■ DO THIS
Copy all lines holding the word "Clone" from the entries.

■ LISTED RECORDS
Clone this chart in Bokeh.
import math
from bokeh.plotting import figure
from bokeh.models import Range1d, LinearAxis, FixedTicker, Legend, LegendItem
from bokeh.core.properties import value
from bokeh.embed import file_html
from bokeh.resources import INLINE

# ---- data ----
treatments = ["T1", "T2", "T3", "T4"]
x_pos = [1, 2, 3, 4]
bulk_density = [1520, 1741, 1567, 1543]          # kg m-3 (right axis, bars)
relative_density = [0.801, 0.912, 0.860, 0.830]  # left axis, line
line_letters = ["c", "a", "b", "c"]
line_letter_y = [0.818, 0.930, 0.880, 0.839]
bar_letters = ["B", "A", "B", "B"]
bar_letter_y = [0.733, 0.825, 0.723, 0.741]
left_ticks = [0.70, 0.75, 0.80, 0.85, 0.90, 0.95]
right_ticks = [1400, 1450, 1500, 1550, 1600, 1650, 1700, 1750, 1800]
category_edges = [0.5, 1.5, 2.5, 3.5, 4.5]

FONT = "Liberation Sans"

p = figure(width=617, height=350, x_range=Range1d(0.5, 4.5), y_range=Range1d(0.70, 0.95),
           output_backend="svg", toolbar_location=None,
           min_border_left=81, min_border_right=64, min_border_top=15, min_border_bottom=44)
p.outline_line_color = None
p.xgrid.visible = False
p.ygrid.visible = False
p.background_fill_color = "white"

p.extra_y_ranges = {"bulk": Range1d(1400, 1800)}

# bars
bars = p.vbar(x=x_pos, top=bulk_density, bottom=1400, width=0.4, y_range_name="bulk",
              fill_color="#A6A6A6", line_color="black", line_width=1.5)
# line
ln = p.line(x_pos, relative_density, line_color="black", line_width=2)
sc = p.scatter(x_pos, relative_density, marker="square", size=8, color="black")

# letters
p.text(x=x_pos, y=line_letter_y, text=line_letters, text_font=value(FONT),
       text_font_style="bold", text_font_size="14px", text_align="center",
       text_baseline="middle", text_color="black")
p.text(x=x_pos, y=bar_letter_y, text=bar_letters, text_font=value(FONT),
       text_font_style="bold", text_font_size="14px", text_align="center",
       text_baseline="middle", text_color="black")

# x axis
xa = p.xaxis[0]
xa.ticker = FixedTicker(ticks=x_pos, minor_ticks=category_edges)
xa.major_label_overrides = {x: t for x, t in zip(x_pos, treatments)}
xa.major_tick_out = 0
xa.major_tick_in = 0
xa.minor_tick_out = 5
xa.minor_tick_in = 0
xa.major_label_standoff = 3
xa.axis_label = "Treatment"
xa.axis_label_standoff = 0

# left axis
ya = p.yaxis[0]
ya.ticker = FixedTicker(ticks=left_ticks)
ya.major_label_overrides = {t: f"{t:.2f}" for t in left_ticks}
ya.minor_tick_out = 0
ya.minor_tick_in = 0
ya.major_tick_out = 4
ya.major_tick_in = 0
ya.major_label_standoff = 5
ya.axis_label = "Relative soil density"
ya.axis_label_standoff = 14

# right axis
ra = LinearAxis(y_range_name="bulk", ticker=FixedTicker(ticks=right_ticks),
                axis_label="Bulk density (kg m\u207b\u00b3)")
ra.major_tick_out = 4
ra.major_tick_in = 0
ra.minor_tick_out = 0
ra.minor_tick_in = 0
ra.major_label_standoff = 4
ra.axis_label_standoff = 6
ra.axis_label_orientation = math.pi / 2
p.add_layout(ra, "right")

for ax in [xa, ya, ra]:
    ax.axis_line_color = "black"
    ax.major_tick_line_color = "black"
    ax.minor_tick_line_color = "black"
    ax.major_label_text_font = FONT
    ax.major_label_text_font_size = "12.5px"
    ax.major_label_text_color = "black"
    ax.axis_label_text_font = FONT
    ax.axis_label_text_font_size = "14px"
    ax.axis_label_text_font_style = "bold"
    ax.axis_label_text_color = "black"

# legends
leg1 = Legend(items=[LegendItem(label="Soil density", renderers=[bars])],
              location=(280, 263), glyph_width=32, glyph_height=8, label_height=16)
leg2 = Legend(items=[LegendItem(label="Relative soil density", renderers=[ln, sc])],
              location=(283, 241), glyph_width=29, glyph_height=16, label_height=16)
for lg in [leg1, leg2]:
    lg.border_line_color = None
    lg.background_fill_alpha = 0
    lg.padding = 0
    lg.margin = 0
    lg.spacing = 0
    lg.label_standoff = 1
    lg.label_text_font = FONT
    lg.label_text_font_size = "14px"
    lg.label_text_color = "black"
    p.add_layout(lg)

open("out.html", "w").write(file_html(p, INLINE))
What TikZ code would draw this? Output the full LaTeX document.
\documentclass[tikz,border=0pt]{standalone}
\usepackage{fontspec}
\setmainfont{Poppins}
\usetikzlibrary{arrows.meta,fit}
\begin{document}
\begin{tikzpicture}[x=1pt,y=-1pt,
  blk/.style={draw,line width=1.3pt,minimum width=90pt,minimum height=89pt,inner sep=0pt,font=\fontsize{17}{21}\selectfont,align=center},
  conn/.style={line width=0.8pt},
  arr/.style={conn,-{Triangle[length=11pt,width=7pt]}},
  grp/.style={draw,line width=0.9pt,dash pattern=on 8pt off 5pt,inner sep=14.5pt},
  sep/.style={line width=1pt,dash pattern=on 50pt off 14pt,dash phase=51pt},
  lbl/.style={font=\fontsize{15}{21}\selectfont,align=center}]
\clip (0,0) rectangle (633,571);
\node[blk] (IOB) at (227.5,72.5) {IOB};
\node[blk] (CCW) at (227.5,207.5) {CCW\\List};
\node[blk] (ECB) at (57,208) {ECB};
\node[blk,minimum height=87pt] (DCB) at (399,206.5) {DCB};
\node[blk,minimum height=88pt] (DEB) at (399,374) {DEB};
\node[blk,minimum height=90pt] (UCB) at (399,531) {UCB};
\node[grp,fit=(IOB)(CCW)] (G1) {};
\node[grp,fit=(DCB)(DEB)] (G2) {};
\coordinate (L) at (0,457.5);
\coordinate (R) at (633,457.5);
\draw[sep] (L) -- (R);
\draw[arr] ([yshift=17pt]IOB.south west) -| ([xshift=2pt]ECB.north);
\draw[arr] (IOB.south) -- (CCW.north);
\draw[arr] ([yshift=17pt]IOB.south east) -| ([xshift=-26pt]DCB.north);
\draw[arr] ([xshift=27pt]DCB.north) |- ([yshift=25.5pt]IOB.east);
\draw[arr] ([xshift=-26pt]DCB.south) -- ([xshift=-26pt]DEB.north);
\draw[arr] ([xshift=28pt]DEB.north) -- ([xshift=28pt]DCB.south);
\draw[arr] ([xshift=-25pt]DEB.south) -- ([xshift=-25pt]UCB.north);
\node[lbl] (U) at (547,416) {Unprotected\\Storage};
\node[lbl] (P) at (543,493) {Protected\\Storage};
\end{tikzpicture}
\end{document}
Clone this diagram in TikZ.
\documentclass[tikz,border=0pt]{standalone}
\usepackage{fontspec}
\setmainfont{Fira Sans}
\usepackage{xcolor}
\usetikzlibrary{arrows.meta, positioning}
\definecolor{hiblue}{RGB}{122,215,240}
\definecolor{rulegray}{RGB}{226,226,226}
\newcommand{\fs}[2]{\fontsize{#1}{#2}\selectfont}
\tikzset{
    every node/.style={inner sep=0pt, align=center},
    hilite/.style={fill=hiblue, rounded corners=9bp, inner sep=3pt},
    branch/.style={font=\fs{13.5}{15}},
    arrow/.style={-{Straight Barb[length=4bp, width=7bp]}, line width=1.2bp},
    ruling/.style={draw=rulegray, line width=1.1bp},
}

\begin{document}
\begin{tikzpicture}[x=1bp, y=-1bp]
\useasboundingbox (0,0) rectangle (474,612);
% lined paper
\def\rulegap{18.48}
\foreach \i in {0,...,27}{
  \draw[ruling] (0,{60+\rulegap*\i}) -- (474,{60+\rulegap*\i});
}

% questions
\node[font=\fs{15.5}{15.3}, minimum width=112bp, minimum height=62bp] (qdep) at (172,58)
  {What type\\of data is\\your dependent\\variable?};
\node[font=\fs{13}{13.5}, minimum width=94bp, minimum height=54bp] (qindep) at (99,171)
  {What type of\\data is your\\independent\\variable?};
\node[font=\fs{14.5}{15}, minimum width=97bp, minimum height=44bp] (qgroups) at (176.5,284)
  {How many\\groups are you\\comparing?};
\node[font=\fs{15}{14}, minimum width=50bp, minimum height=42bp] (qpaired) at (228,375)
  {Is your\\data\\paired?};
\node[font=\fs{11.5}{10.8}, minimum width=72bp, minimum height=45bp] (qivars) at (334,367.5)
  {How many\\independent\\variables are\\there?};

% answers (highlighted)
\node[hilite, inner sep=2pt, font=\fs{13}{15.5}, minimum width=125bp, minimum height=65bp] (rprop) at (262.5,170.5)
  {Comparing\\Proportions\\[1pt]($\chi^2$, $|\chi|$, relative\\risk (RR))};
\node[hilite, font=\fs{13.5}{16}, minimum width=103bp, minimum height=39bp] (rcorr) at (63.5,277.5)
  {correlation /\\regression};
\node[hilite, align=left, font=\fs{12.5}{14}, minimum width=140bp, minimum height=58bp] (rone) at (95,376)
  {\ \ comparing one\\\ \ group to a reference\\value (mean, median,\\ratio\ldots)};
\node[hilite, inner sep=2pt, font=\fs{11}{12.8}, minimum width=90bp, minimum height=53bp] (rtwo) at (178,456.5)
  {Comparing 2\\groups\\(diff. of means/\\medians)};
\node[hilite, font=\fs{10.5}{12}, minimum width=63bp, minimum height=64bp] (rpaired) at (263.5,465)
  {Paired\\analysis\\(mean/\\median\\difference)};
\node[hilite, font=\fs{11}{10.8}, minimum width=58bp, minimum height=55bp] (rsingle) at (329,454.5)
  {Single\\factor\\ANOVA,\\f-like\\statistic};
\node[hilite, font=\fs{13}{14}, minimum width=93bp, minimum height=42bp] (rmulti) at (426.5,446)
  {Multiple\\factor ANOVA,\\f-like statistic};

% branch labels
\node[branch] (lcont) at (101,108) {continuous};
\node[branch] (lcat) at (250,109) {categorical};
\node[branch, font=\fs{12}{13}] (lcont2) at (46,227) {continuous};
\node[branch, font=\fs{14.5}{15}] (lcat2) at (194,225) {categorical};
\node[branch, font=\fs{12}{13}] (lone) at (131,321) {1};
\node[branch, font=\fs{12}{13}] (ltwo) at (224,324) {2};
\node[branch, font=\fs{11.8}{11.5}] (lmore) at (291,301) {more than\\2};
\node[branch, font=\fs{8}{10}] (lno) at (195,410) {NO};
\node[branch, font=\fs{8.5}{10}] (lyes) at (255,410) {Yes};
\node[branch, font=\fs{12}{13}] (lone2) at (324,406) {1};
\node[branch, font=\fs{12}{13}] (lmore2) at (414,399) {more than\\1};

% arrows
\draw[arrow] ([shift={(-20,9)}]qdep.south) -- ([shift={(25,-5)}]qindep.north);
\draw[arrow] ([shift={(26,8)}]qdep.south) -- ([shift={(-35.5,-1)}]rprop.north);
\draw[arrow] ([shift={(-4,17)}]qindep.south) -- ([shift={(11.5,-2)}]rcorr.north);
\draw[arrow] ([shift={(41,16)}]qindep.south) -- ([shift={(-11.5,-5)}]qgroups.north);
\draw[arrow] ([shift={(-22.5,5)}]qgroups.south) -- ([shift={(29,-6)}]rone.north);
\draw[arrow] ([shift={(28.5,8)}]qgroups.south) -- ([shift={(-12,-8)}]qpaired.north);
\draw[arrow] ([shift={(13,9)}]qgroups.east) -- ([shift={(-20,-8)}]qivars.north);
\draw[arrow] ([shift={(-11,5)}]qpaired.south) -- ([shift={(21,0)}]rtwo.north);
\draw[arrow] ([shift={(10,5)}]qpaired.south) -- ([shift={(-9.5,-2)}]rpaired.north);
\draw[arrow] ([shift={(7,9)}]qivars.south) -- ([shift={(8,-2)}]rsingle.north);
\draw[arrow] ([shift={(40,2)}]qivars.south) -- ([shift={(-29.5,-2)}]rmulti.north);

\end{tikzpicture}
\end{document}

■ EXERCISE SOLUTION
Clone this chart in Bokeh.
Clone this diagram in TikZ.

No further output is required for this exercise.